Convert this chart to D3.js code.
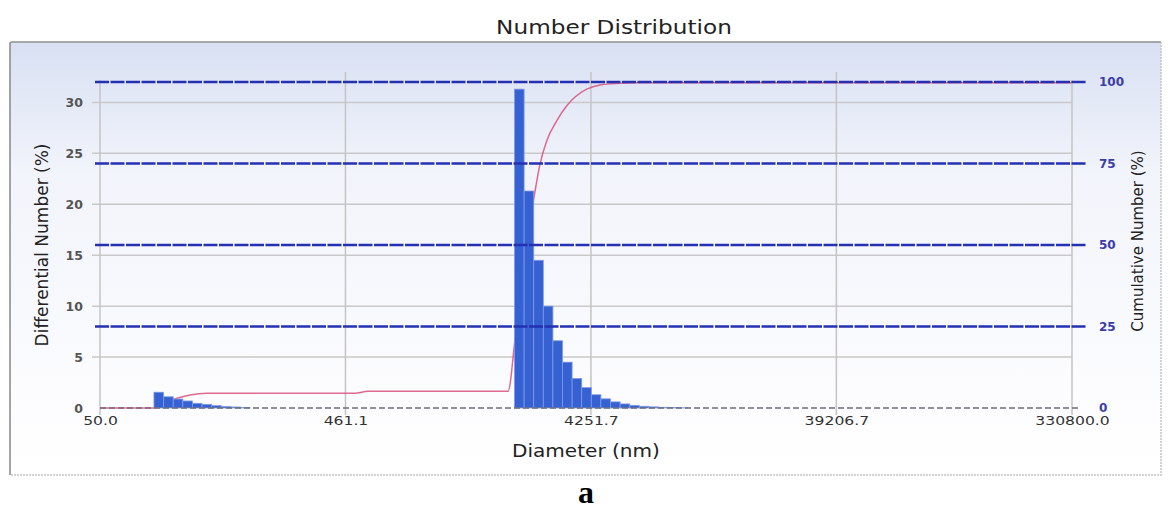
<!DOCTYPE html>
<html lang="en">
<head>
<meta charset="UTF-8">
<title>Number Distribution</title>
<script src="https://cdn.jsdelivr.net/npm/d3@7"></script>
<style>
  body { margin: 0; background: #fff; }
  text { font-family: "DejaVu Sans", Verdana, sans-serif; }
</style>
</head>
<body>
<svg id="chart" width="1172" height="509"></svg>
<script>
// bin centre diameters (nm) and differential number (%)
var smallDiam = [85.1, 92.9, 101.3, 110.5, 120.5, 131.5, 143.4, 156.4, 170.6, 186.1];
var smallVal = [1.55, 1.1, 0.88, 0.69, 0.46, 0.36, 0.23, 0.15, 0.1, 0.06];
var mainDiam = [2224, 2426, 2646, 2886, 3148, 3434, 3746, 4086, 4456, 4861, 5302, 5783, 6308, 6881, 7506, 8187, 8930, 9741];
var mainVal = [31.3, 21.3, 14.5, 10.0, 6.6, 4.5, 2.9, 2.0, 1.3, 0.9, 0.6, 0.4, 0.26, 0.17, 0.11, 0.07, 0.04, 0.02];
var binStep = 1.0908;

// cumulative number curve (%)
var cumDiam = [50, 78.6, 80.8, 90.0, 100.4, 112.9, 131.7, 502.7, 565.5, 2008, 2139, 2279, 2406, 2524, 2682, 2849, 3120, 3416, 4093, 4617, 5531, 6500, 330800];
var cumVal = [0, 0, 0, 1.6, 3.0, 4.0, 4.5, 4.5, 5.1, 5.1, 21, 40, 55, 63.5, 74.8, 81.9, 88.1, 92.7, 97.8, 99.1, 99.6, 99.8, 99.8];

var xTicks = [50, 461.1, 4251.7, 39206.7, 330800];
var leftTicks = [0, 5, 10, 15, 20, 25, 30];
var rightTicks = [0, 25, 50, 75, 100];

var svg = d3.select("#chart");
var pLeft = 100, pRight = 1072, pTop = 82, pBottom = 408;
var stretch = 1.22; // the reference is a bit wide horizontally

var x = d3.scaleLog().domain([50, 330800]).range([pLeft, pRight]);
var y = d3.scaleLinear().domain([0, 32]).range([pBottom, pTop]);
var y2 = d3.scaleLinear().domain([0, 100]).range([pBottom, pTop]);

function widen(sel, k) {
  sel.each(function () {
    var w = this.getComputedTextLength();
    d3.select(this).attr("textLength", w * k).attr("lengthAdjust", "spacingAndGlyphs");
  });
}

// panel background
var grad = svg.append("defs").append("linearGradient").attr("id", "bg")
  .attr("x1", 0).attr("y1", 0).attr("x2", 0).attr("y2", 1);
grad.append("stop").attr("offset", "0").attr("stop-color", "#d8e0f3");
grad.append("stop").attr("offset", "0.3").attr("stop-color", "#f2f4fb");
grad.append("stop").attr("offset", "1").attr("stop-color", "#ffffff");

svg.append("rect").attr("x", 10).attr("y", 42).attr("width", 1151).attr("height", 433)
  .attr("fill", "url(#bg)");
svg.append("path").attr("d", "M10,475 V44 Q10,42 12,42 H1161")
  .attr("fill", "none").attr("stroke", "#8e8e8e").attr("stroke-width", 1.6);
svg.append("path").attr("d", "M1161,42 V475 H10")
  .attr("fill", "none").attr("stroke", "#c4c4c4").attr("stroke-width", 1.5)
  .attr("stroke-dasharray", "2,1");

// title and labels
svg.append("text").attr("x", 614).attr("y", 34).attr("text-anchor", "middle")
  .attr("font-size", 19).attr("fill", "#222").text("Number Distribution")
  .call(widen, stretch);
svg.append("text").attr("transform", "translate(48,245) rotate(-90)").attr("text-anchor", "middle")
  .attr("font-size", 17).attr("fill", "#222").text("Differential Number (%)");
svg.append("text").attr("transform", "translate(1143,241) rotate(-90)").attr("text-anchor", "middle")
  .attr("font-size", 15).attr("fill", "#222").text("Cumulative Number (%)");
svg.append("text").attr("x", 586).attr("y", 457).attr("text-anchor", "middle")
  .attr("font-size", 17).attr("fill", "#222").text("Diameter (nm)")
  .call(widen, 1.18);
svg.append("text").attr("x", 586).attr("y", 503).attr("text-anchor", "middle")
  .attr("font-size", 32).attr("font-weight", "bold").attr("fill", "#000")
  .style("font-family", "'Liberation Serif', 'Times New Roman', serif").text("a");

// grid
svg.append("g").selectAll("line").data(leftTicks.slice(1)).enter().append("line")
  .attr("x1", 92).attr("x2", pRight).attr("y1", function (d) { return y(d); })
  .attr("y2", function (d) { return y(d); })
  .attr("stroke", "#c9c9c9").attr("stroke-width", 1.5);
svg.append("g").selectAll("line").data(xTicks).enter().append("line")
  .attr("x1", function (d) { return x(d); }).attr("x2", function (d) { return x(d); })
  .attr("y1", function (d, i) { return (i === 0 || i === 4) ? 80 : 72; }).attr("y2", 415)
  .attr("stroke", "#c4c4c4").attr("stroke-width", 1.5);

// axes (labels only)
var gx = svg.append("g").attr("transform", "translate(0," + (pBottom + 3) + ")")
  .call(d3.axisBottom(x).tickValues(xTicks).tickFormat(d3.format(".1f")).tickSize(0).tickPadding(5));
gx.select(".domain").remove();
gx.selectAll("text").attr("font-size", 13).attr("fill", "#333")
  .style("font-family", "'DejaVu Sans', Verdana, sans-serif").call(widen, 1.2);

var gl = svg.append("g").attr("transform", "translate(" + (pLeft - 17) + ",0)")
  .call(d3.axisLeft(y).tickValues(leftTicks).tickSize(0).tickPadding(0));
gl.select(".domain").remove();
gl.selectAll("text").attr("font-size", 12.5).attr("font-weight", "bold").attr("fill", "#555")
  .style("font-family", "'DejaVu Sans', Verdana, sans-serif");

var gr = svg.append("g").attr("transform", "translate(" + (pRight + 27) + ",0)")
  .call(d3.axisRight(y2).tickValues(rightTicks).tickSize(0).tickPadding(0));
gr.select(".domain").remove();
gr.selectAll("text").attr("font-size", 12).attr("font-weight", "bold").attr("fill", "#3b3bb0")
  .style("font-family", "'DejaVu Sans', Verdana, sans-serif");

// cumulative curve (behind the bars)
var line = d3.line()
  .x(function (d, i) { return x(cumDiam[i]); })
  .y(function (d) { return y2(d); })
  .curve(d3.curveMonotoneX);
svg.append("path").attr("d", line(cumVal))
  .attr("fill", "none").attr("stroke", "#d8507c").attr("stroke-width", 1.5).attr("stroke-opacity", 0.85);

// bars
function drawBars(diam, vals) {
  svg.append("g").selectAll("rect").data(vals).enter().append("rect")
    .attr("x", function (d, i) { return x(diam[i] / Math.sqrt(binStep)); })
    .attr("width", function (d, i) { return x(diam[i] * Math.sqrt(binStep)) - x(diam[i] / Math.sqrt(binStep)); })
    .attr("y", function (d) { return y(d); })
    .attr("height", function (d) { return pBottom - y(d); })
    .attr("fill", "#3561d2").attr("stroke", "#7f9ae6").attr("stroke-width", 0.8);
}
drawBars(smallDiam, smallVal);
drawBars(mainDiam, mainVal);

// baseline
svg.append("line").attr("x1", pLeft).attr("x2", pRight + 8).attr("y1", pBottom).attr("y2", pBottom)
  .attr("stroke", "#6c6c78").attr("stroke-width", 1.3).attr("stroke-dasharray", "6,3");

// blue cumulative reference lines, over the bars
svg.append("g").selectAll("line").data(rightTicks.slice(1)).enter().append("line")
  .attr("x1", 95).attr("x2", pRight + 14)
  .attr("y1", function (d) { return y2(d); }).attr("y2", function (d) { return y2(d); })
  .attr("stroke", "#2530b2").attr("stroke-width", 2.4).attr("stroke-dasharray", "14,1.5");
</script>
</body>
</html>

● ● ● ● ● ● ●

Look through the material above. Copy each line where the word "chart" appears.

Convert this chart to D3.js code.
<svg id="chart" width="1172" height="509"></svg>
var svg = d3.select("#chart");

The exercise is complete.